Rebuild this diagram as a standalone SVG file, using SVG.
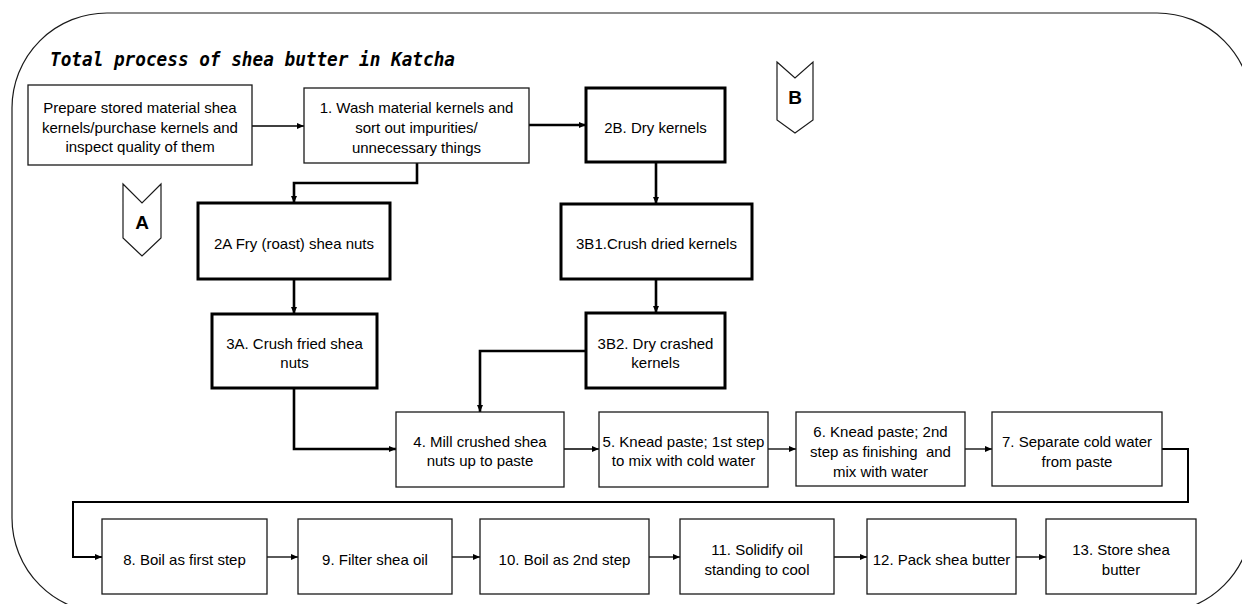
<svg xmlns="http://www.w3.org/2000/svg" width="1242" height="604" viewBox="0 0 1242 604">
  <style>
    .box { fill: #ffffff; stroke: #1a1a1a; stroke-width: 1.3; }
    .bold { fill: #ffffff; stroke: #000000; stroke-width: 3; }
    .lbl { font-family: "Liberation Sans", Arial, sans-serif; font-size: 15px; fill: #000000; text-anchor: middle; }
    .thin { fill: none; stroke: #000000; stroke-width: 1.3; marker-end: url(#arrow); }
    .thick { fill: none; stroke: #000000; stroke-width: 2.6; marker-end: url(#arrow); }
    .mid { fill: none; stroke: #000000; stroke-width: 2; marker-end: url(#arrow); }
    .chev { fill: #ffffff; stroke: #1a1a1a; stroke-width: 1.2; }
    .chevtxt { font-family: "Liberation Sans", Arial, sans-serif; font-size: 19px; font-weight: bold; fill: #000000; text-anchor: middle; }
    .title { font-family: "DejaVu Sans Mono", "Liberation Mono", monospace; font-size: 19px; font-weight: bold; font-style: italic; fill: #000000; }
  </style>
  <defs>
    <marker id="arrow" markerUnits="userSpaceOnUse" markerWidth="8" markerHeight="8" refX="7" refY="4" orient="auto">
      <path d="M0,1 L7,4 L0,7 Z" fill="#000000"/>
    </marker>
  </defs>

  <rect width="1242" height="604" fill="#ffffff"/>

  <!-- outer rounded frame -->
  <rect x="12" y="13" width="1240" height="600" rx="95" ry="95" fill="none" stroke="#1a1a1a" stroke-width="1.2"/>

  <text class="title" x="50" y="66" textLength="405" lengthAdjust="spacingAndGlyphs">Total process of shea butter in Katcha</text>

  <!-- route markers -->
  <g id="marker-a">
    <polygon class="chev" points="123,184 142,203 161,184 161,238 142,256 123,238"/>
    <text class="chevtxt" x="142" y="229">A</text>
  </g>
  <g id="marker-b">
    <polygon class="chev" points="777,62 795,78 813,62 813,120 795,133 777,120"/>
    <text class="chevtxt" x="795" y="104">B</text>
  </g>

  <!-- connectors -->
  <g id="connectors">
    <path class="thin" d="M252,126 H304"/>
    <path class="thick" d="M529,125 H586"/>
    <path class="thick" d="M417,163 V183 H294 V203"/>
    <path class="thick" d="M656,162 V204"/>
    <path class="thick" d="M294,279 V314"/>
    <path class="thick" d="M656,279 V313"/>
    <path class="thick" d="M294,388 V449 H396"/>
    <path class="thick" d="M586,351 H480 V412"/>
    <path class="thin" d="M564,449 H599"/>
    <path class="thin" d="M768,449 H796"/>
    <path class="thin" d="M965,449 H992"/>
    <path class="mid" d="M1162,449 H1188 V502 H73 V557 H102"/>
    <path class="thin" d="M267,557 H298"/>
    <path class="thin" d="M452,557 H480"/>
    <path class="thin" d="M649,557 H680"/>
    <path class="thin" d="M834,557 H867"/>
    <path class="thin" d="M1016,557 H1046"/>
  </g>

  <!-- process steps -->
  <g id="prepare">
    <rect class="box" x="28" y="85" width="224" height="80"/>
    <text class="lbl" x="140" y="113">Prepare stored material shea</text>
    <text class="lbl" x="140" y="133">kernels/purchase kernels and</text>
    <text class="lbl" x="140" y="152">inspect quality of them</text>
  </g>
  <g id="step-1">
    <rect class="box" x="304" y="88" width="225" height="75"/>
    <text class="lbl" x="416.5" y="113">1. Wash material kernels and</text>
    <text class="lbl" x="416.5" y="133">sort out impurities/</text>
    <text class="lbl" x="416.5" y="153">unnecessary things</text>
  </g>
  <g id="step-2b">
    <rect class="bold" x="586" y="88" width="139" height="74"/>
    <text class="lbl" x="655.5" y="133">2B. Dry kernels</text>
  </g>
  <g id="step-3b1">
    <rect class="bold" x="561" y="204" width="191" height="75"/>
    <text class="lbl" x="656.5" y="249">3B1.Crush dried kernels</text>
  </g>
  <g id="step-2a">
    <rect class="bold" x="198" y="203" width="192" height="76"/>
    <text class="lbl" x="294" y="249">2A Fry (roast) shea nuts</text>
  </g>
  <g id="step-3a">
    <rect class="bold" x="212" y="314" width="165" height="74"/>
    <text class="lbl" x="294.5" y="349">3A. Crush fried shea</text>
    <text class="lbl" x="294.5" y="368">nuts</text>
  </g>
  <g id="step-3b2">
    <rect class="bold" x="586" y="313" width="139" height="75"/>
    <text class="lbl" x="655.5" y="349">3B2. Dry crashed</text>
    <text class="lbl" x="655.5" y="368">kernels</text>
  </g>
  <g id="step-4">
    <rect class="box" x="396" y="412" width="168" height="75"/>
    <text class="lbl" x="480" y="447">4. Mill crushed shea</text>
    <text class="lbl" x="480" y="466">nuts up to paste</text>
  </g>
  <g id="step-5">
    <rect class="box" x="599" y="412" width="169" height="75"/>
    <text class="lbl" x="683.5" y="447">5. Knead paste; 1st step</text>
    <text class="lbl" x="683.5" y="466">to mix with cold water</text>
  </g>
  <g id="step-6">
    <rect class="box" x="796" y="412" width="169" height="74"/>
    <text class="lbl" x="880.5" y="437">6. Knead paste; 2nd</text>
    <text class="lbl" x="880.5" y="457" xml:space="preserve">step as finishing  and</text>
    <text class="lbl" x="880.5" y="477">mix with water</text>
  </g>
  <g id="step-7">
    <rect class="box" x="992" y="412" width="170" height="74"/>
    <text class="lbl" x="1077" y="447">7. Separate cold water</text>
    <text class="lbl" x="1077" y="467">from paste</text>
  </g>
  <g id="step-8">
    <rect class="box" x="102" y="519" width="165" height="75"/>
    <text class="lbl" x="184.5" y="565">8. Boil as first step</text>
  </g>
  <g id="step-9">
    <rect class="box" x="298" y="519" width="154" height="75"/>
    <text class="lbl" x="375" y="565">9. Filter shea oil</text>
  </g>
  <g id="step-10">
    <rect class="box" x="480" y="519" width="169" height="75"/>
    <text class="lbl" x="564.5" y="565">10. Boil as 2nd step</text>
  </g>
  <g id="step-11">
    <rect class="box" x="680" y="519" width="154" height="75"/>
    <text class="lbl" x="757" y="555">11. Solidify oil</text>
    <text class="lbl" x="757" y="575">standing to cool</text>
  </g>
  <g id="step-12">
    <rect class="box" x="867" y="519" width="149" height="75"/>
    <text class="lbl" x="941.5" y="565">12. Pack shea butter</text>
  </g>
  <g id="step-13">
    <rect class="box" x="1046" y="519" width="150" height="75"/>
    <text class="lbl" x="1121" y="555">13. Store shea</text>
    <text class="lbl" x="1121" y="575">butter</text>
  </g>
</svg>
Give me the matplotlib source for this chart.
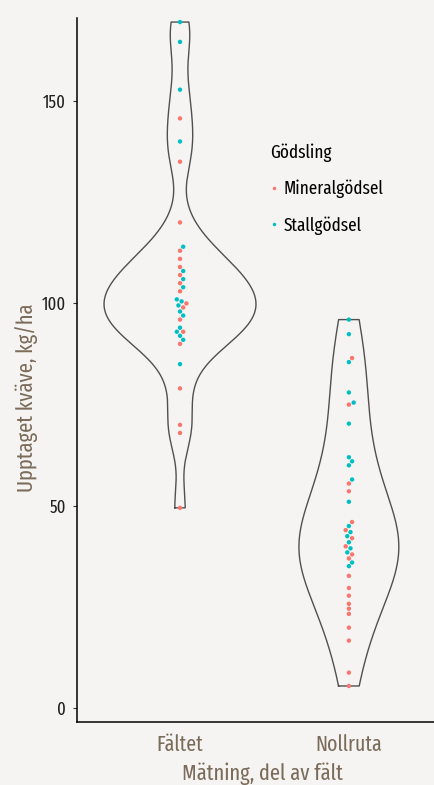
import numpy as np
import matplotlib
matplotlib.use("Agg")
import matplotlib.pyplot as plt
from matplotlib import font_manager
from matplotlib.lines import Line2D

# ---------------- data ----------------
categories = ["Fältet", "Nollruta"]
groups = ["Mineralgödsel", "Stallgödsel"]

faltet_mineral = [145.7, 135, 120, 113, 111, 109, 107, 105, 103, 100, 99, 96, 93, 90, 79, 70, 68, 49.5]
faltet_stall = [169.5, 164.6, 152.8, 140, 114, 108, 106, 104, 101, 100.5, 99.5, 98, 97, 94, 93, 92, 91, 85]
nollruta_mineral = [86.5, 75, 55.5, 53.6, 46, 44, 42, 40, 38, 37, 32.7, 29.7, 27.8, 25.8, 24.6, 23.3,
                    19.9, 16.7, 8.8, 5.5]
nollruta_stall = [96, 92.4, 85.5, 78, 75.5, 70.3, 62, 61, 60, 56.5, 51, 45, 43.5, 42.5, 41, 39.5,
                  38.5, 36, 35.1]

yticks = [0, 50, 100, 150]
ylabel = "Upptaget kväve, kg/ha"
xlabel = "Mätning, del av fält"
legend_title = "Gödsling"

# ---------------- style ----------------
names = {f.name for f in font_manager.fontManager.ttflist}
fam = "DejaVu Sans"
for cand in ["Fira Sans Extra Condensed", "PT Sans Narrow", "Roboto Condensed"]:
    if cand in names:
        fam = cand
        break
plt.rcParams["font.family"] = [fam, "DejaVu Sans"]

bg = "#f5f4f2"
brown = "#7b6b5a"
col = {"Mineralgödsel": "#f8766d", "Stallgödsel": "#00bfc4"}

fig = plt.figure(figsize=(4.35, 7.85), dpi=100, facecolor=bg)
ax = fig.add_axes([77 / 435, 63 / 785, 358 / 435, 704 / 785], facecolor=bg)

xlim = (-0.61, 1.51)
ylim = (-3.4, 170.5)
ax.set_xlim(*xlim)
ax.set_ylim(*ylim)

data = {
    "Fältet": {"Mineralgödsel": faltet_mineral, "Stallgödsel": faltet_stall},
    "Nollruta": {"Mineralgödsel": nollruta_mineral, "Stallgödsel": nollruta_stall},
}
bw_scale = {"Fältet": 1.0, "Nollruta": 1.25}


def nrd0(x):
    x = np.asarray(x)
    sd = np.std(x, ddof=1)
    iqr = np.subtract(*np.percentile(x, [75, 25]))
    lo = min(sd, iqr / 1.34)
    return 0.9 * lo * len(x) ** (-0.2)


# KDE violins (scale = area)
dens = {}
for c in categories:
    vals = np.array(data[c]["Mineralgödsel"] + data[c]["Stallgödsel"], dtype=float)
    bw = nrd0(vals) * bw_scale[c]
    grid = np.linspace(vals.min(), vals.max(), 512)
    d = np.exp(-0.5 * ((grid[:, None] - vals[None, :]) / bw) ** 2).sum(1) / (len(vals) * bw * np.sqrt(2 * np.pi))
    dens[c] = (grid, d)
dmax = max(d.max() for g, d in dens.values())
for i, c in enumerate(categories):
    grid, d = dens[c]
    w = d / dmax * 0.45
    xs = np.concatenate([i - w, (i + w)[::-1], [i - w[0]]])
    ys = np.concatenate([grid, grid[::-1], [grid[0]]])
    ax.plot(xs, ys, color="#505050", lw=1.0, zorder=2)

# beeswarm points
px_x = 169.0
px_y = 704 / (ylim[1] - ylim[0])
mind = 4.8
for i, c in enumerate(categories):
    pts = []
    for g in groups:
        for v in data[c][g]:
            pts.append((v, g))
    pts.sort(key=lambda t: t[0])
    placed = []
    for v, g in pts:
        yp = v * px_y
        best = None
        for k in range(0, 40):
            for s in ([0] if k == 0 else [k * 0.8, -k * 0.8]):
                ok = all((s - xx) ** 2 + (yp - yy) ** 2 >= mind ** 2 for xx, yy in placed)
                if ok:
                    best = s
                    break
            if best is not None:
                break
        placed.append((best, yp))
        ax.scatter(i + best / px_x, v, s=10, color=col[g], edgecolors="none", zorder=3)

# axes styling
for s in ["top", "right"]:
    ax.spines[s].set_visible(False)
ax.spines["left"].set_linewidth(1.1)
ax.spines["bottom"].set_linewidth(1.1)
ax.set_yticks(yticks)
ax.set_yticklabels([str(t) for t in yticks], fontsize=13, color="#222222")
ax.set_xticks(range(len(categories)))
ax.set_xticklabels(categories, fontsize=15.5, color=brown)
ax.tick_params(axis="y", length=3, width=0.8, color="#333333", pad=5)
ax.tick_params(axis="x", length=0, pad=9)
ax.set_ylabel(ylabel, fontsize=16, color=brown)
ax.yaxis.set_label_coords(-0.11, 0.46)
ax.set_xlabel(xlabel, fontsize=16, color=brown)
ax.xaxis.set_label_coords(0.517, -0.057)

handles = [Line2D([0], [0], marker="o", linestyle="none", markersize=2.5,
                  markerfacecolor=col[g], markeredgecolor="none", label=g) for g in groups]
leg = ax.legend(handles=handles, title=legend_title, loc="upper left",
                bbox_to_anchor=(0.52, 0.832), frameon=False, fontsize=13.4,
                title_fontsize=13.4, handlelength=0.4, handletextpad=0.3,
                labelspacing=0.95, borderaxespad=0)
leg._legend_box.align = "left"

fig.savefig("out.png", dpi=100, facecolor=bg)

_TO DO_. Copy all lines from the listing that contain "matplotlib".

_SOLUTION_.
Give me the matplotlib source for this chart.
import matplotlib
matplotlib.use("Agg")
import matplotlib.pyplot as plt
from matplotlib import font_manager
from matplotlib.lines import Line2D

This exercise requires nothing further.